Uruguay recently became the second country in Latin America to issue a Sustainability-Linked Bond (“SLB”), after Chile. Montevideo sought to test investor interest in tying the interest rate on the bond to sustainability goals. The framework for issuing the bond was prepared alongside the Inter-American Development Bank (“IADB”) and attracted 188 investors from Europe, Asia, US, and other Latin American countries.
The bond has a step-up coupon if the country underperforms on two key performance indicators and a step-down coupon if the country over performs on those indicators. These indicators are 1) GHG emissions per unit of real GDP, and 2) estimated Native Forest area relative to a 2012 measurement.
An executive from the Climate Bonds Initiative praised Uruguay’s government on its approach to the bond issue, “I’m impressed with Uruguay, it is challenging for governments to commit to targets which they cannot fully control, as the private sector accounts for a large part of the sustainability performance, even when adequate public policies might be in place. Particularly in this case, the targets have a very broad scope (reduction of GHG and conservation of native forests), compared to other KPIs like renewables installed capacity.”
“It is challenging for governments to commit to targets which they cannot fully control, as the private sector accounts for a large part of the sustainability performance.”
Executive, Climate Bonds Initiative
The total demand for the bond reached USD 3.96 billion, exceeding the USD 1.5 billion target that Uruguay’s Ministry of Finance expected to issue. Sustainable financing in Latin America continues to gain momentum, the innovative aspect of this bond is that the funds will not be designated for a specific purpose, as they will finance different initiatives at a variable interest rate. The National Determined Contribution to the Paris Agreements, established by United Nations Climate Action, will determine whether the country meets the environmental targets.
Clearly, the Uruguayan government believes it can deliver against the targets, an ESG performance analyst shared the optimism, “Uruguay is already performing strongly against the bond’s KPIs: GHG emissions are declining, and native forests have been expanding.
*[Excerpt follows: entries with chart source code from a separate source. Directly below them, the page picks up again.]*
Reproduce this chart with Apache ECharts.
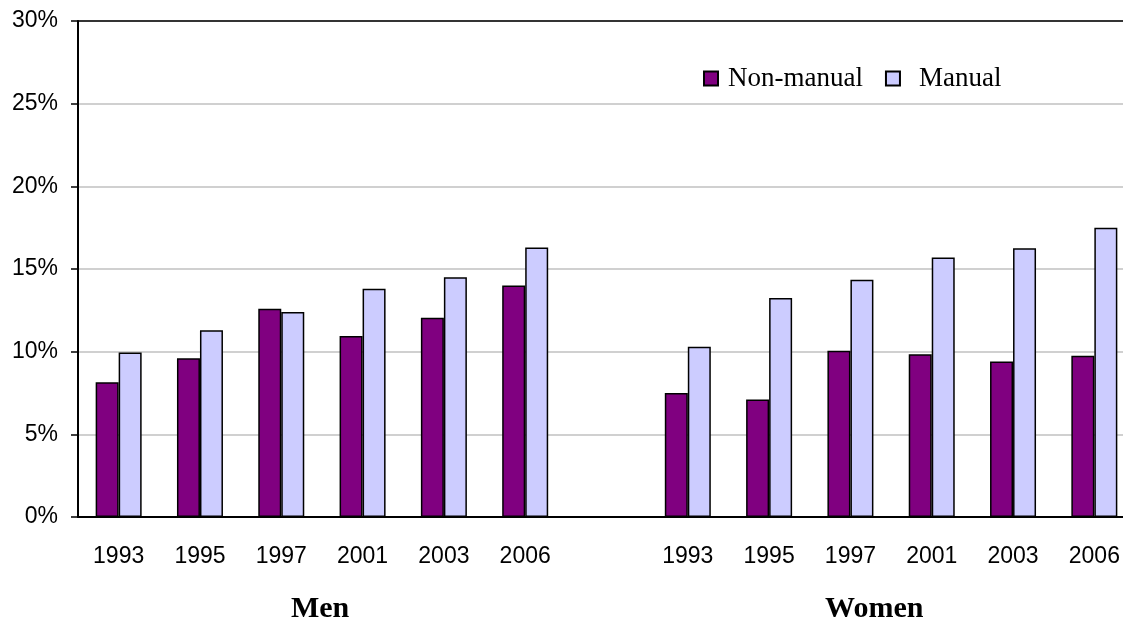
<!DOCTYPE html>
<html>
<head>
<meta charset="utf-8">
<title>Non-manual vs Manual</title>
<script src="https://cdn.jsdelivr.net/npm/echarts@6/dist/echarts.min.js"></script>
<style>
	html, body {
		margin: 0;
		padding: 0;
		background: #ffffff;
	}

	#chart {
		width: 1123px;
		height: 617px;
	}
</style>
</head>
<body>
<div id="chart"></div>
<script>
	// years per group, one empty slot between the groups
	var menYears = ['1993', '1995', '1997', '2001', '2003', '2006'];
	var womenYears = ['1993', '1995', '1997', '2001', '2003', '2006'];
	var groupNames = ['Men', 'Women'];

	// values in %
	var menNonManual = [8.15, 9.6, 12.6, 10.95, 12.05, 14.0];
	var menManual = [9.95, 11.3, 12.4, 13.8, 14.5, 16.3];
	var womenNonManual = [7.5, 7.1, 10.05, 9.85, 9.4, 9.75];
	var womenManual = [10.3, 13.25, 14.35, 15.7, 16.25, 17.5];

	var yTicks = [0, 5, 10, 15, 20, 25, 30];

	// category keys must be unique, label shows the year only
	var categories = menYears.map(function (y) { return 'M|' + y; })
		.concat(['gap'])
		.concat(womenYears.map(function (y) { return 'W|' + y; }));
	var nonManual = menNonManual.concat(['-']).concat(womenNonManual);
	var manual = menManual.concat(['-']).concat(womenManual);

	var myChart = echarts.init(document.getElementById('chart'));

	var gridLeft = 78, gridTop = 21, gridWidth = 1057, gridHeight = 496;
	var catW = gridWidth / categories.length;
	var menCenter = gridLeft + catW * 3;
	var womenCenter = gridLeft + catW * 10;

	var option = {
		animation: false,
		backgroundColor: '#ffffff',
		color: ['#800080', '#CCCCFF'],
		legend: {
			left: 698,
			top: 60,
			icon: 'rect',
			itemWidth: 14,
			itemHeight: 14,
			itemGap: 22,
			textStyle: {
				fontFamily: 'Liberation Serif',
				fontSize: 27,
				color: '#000000'
			},
			data: [{
				name: 'Non-manual',
				textStyle: { padding: [0, 0, 0, 5] }
			}, {
				name: 'Manual',
				textStyle: { padding: [0, 0, 0, 14] }
			}]
		},
		grid: {
			left: gridLeft,
			top: gridTop,
			width: gridWidth,
			height: gridHeight,
			containLabel: false,
			outerBoundsMode: 'none'
		},
		xAxis: [{
			type: 'category',
			data: categories,
			boundaryGap: true,
			axisLine: { lineStyle: { color: '#000000', width: 2 } },
			axisTick: { length: 7, lineStyle: { color: '#000000', width: 1.5 } },
			axisLabel: {
				interval: 0,
				margin: 28,
				fontFamily: 'Liberation Sans',
				fontSize: 23,
				color: '#000000',
				formatter: function (v) {
					return v === 'gap' ? '' : v.split('|')[1];
				}
			},
			splitLine: { show: false }
		}, {
			// top border of the plot
			type: 'category',
			position: 'top',
			data: categories,
			axisLine: { show: true, lineStyle: { color: '#000000', width: 1.5 } },
			axisTick: { show: false },
			axisLabel: { show: false }
		}],
		yAxis: {
			type: 'value',
			min: yTicks[0],
			max: yTicks[yTicks.length - 1],
			interval: 5,
			axisLine: { show: true, lineStyle: { color: '#000000', width: 2 } },
			axisTick: { show: true, length: 7, lineStyle: { color: '#000000', width: 1.5 } },
			axisLabel: {
				margin: 20,
				fontFamily: 'Liberation Sans',
				fontSize: 23,
				color: '#000000',
				formatter: '{value}%'
			},
			splitLine: { lineStyle: { color: '#c0c0c0', width: 1.5 } }
		},
		series: [{
			name: 'Non-manual',
			type: 'bar',
			data: nonManual,
			barWidth: 23,
			barGap: '0%',
			itemStyle: { borderColor: '#000000', borderWidth: 1.5 }
		}, {
			name: 'Manual',
			type: 'bar',
			data: manual,
			barWidth: 23,
			barGap: '0%',
			itemStyle: { borderColor: '#000000', borderWidth: 1.5 }
		}],
		graphic: [{
			type: 'text',
			left: menCenter - 31,
			top: 594,
			style: {
				text: groupNames[0],
				fontFamily: 'Liberation Serif',
				fontWeight: 'bold',
				fontSize: 30,
				fill: '#000000'
			}
		}, {
			type: 'text',
			left: womenCenter - 66,
			top: 594,
			style: {
				text: groupNames[1],
				fontFamily: 'Liberation Serif',
				fontWeight: 'bold',
				fontSize: 30,
				fill: '#000000'
			}
		}]
	};

	myChart.setOption(option);
</script>
</body>
</html>
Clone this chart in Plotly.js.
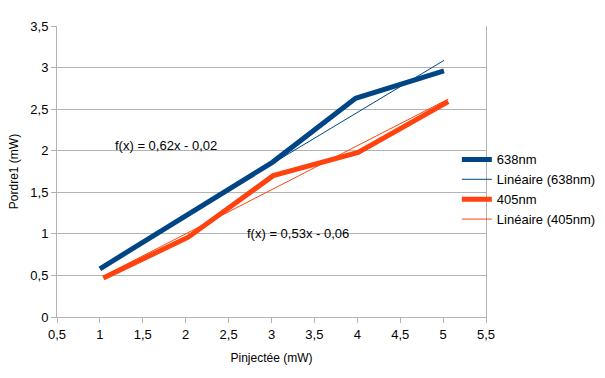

The country’s plan to achieve these targets has five dimensions: renewable energy development, transport decarbonisation, energy efficiency, sustainable agriculture and forested land protection.”
“Uruguay is already performing strongly against the bond’s KPIs: GHG emissions are declining, and native forests have been expanding.”
ESG performance analyst
Despite the high levels of investor interest in Uruguay’s issue, Bloomberg News revealed that investors are growing more sceptical of sustainability-linked bonds. An analysis of 100 SLBs worth EUR 70 billion by global companies to investor showed that climate targets tend to be weak, irrelevant, or already achieved.
In the case of Uruguay, the support of the IADB is crucial due to its proven track record of financing green markets and SLBs. Following Chile’s USD 2 billion SLB issuance in early 2022, new actors such as regional governments and municipalities are expected to continue issuing similar products. However, question marks remain over how the market will react to SLBs issued by more politically unstable actors.